Records with drawing code:
+ + + +

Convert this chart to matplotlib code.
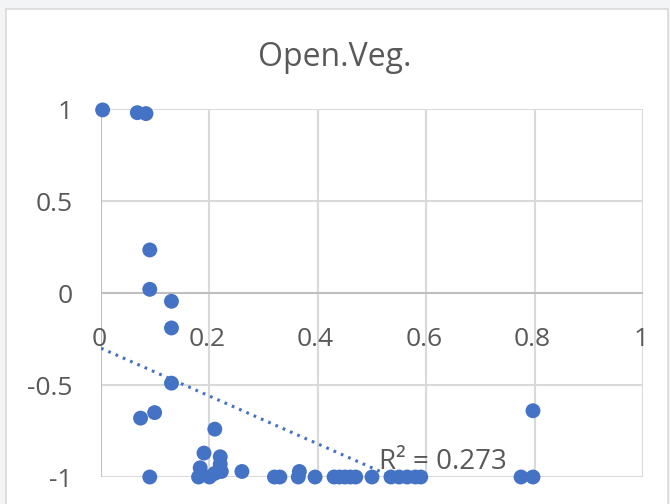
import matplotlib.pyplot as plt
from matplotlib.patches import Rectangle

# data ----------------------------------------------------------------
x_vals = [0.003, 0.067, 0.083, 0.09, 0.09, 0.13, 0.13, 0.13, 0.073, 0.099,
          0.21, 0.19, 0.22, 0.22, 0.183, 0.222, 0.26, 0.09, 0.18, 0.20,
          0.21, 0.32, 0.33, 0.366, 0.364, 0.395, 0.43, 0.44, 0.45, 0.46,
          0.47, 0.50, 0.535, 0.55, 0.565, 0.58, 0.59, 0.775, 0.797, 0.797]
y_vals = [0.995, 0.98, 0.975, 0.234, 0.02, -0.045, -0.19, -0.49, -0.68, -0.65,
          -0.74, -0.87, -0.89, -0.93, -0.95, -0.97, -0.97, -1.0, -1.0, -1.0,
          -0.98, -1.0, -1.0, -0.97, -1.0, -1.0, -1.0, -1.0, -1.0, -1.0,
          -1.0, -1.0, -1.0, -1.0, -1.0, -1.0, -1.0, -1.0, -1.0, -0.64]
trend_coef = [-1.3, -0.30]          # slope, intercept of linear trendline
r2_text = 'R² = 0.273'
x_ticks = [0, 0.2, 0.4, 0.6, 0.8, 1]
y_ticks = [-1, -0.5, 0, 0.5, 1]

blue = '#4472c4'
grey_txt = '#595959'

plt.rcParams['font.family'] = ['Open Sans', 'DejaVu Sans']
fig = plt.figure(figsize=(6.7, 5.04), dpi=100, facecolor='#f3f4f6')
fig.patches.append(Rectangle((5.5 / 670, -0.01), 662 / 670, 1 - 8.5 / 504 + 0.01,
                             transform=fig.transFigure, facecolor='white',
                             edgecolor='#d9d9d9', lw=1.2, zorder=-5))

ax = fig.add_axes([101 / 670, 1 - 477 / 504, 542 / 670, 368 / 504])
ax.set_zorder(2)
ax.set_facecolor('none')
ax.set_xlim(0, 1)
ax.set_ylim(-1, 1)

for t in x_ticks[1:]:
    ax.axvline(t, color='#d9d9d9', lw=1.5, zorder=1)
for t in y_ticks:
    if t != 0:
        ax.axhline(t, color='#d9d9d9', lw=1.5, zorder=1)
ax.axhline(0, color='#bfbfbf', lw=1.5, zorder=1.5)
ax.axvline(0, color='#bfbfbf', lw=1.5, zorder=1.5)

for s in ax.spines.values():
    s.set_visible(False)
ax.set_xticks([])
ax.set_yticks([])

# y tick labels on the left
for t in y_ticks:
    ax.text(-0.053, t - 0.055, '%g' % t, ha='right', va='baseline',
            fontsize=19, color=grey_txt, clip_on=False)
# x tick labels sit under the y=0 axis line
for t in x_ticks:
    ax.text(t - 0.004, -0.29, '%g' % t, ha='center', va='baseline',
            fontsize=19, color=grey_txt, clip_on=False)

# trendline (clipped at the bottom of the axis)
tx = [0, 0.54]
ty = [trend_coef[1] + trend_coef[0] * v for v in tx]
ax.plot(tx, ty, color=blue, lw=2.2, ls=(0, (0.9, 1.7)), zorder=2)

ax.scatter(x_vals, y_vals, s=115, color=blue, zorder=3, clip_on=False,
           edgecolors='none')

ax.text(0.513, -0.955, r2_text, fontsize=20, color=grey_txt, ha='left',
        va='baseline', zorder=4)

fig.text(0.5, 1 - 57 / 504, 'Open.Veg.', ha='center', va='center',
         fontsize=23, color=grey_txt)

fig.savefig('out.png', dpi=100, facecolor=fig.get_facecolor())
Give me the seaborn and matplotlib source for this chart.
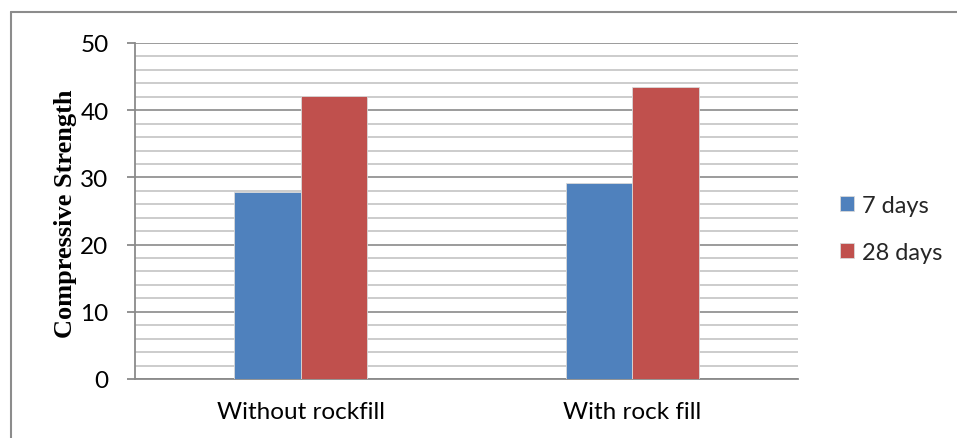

+ + + +

Above are the records; repeat their lines from the first through the line containing "from matplotlib.patches import Rectangle", and leave out each picture.

Convert this chart to matplotlib code.
import matplotlib.pyplot as plt
from matplotlib.patches import Rectangle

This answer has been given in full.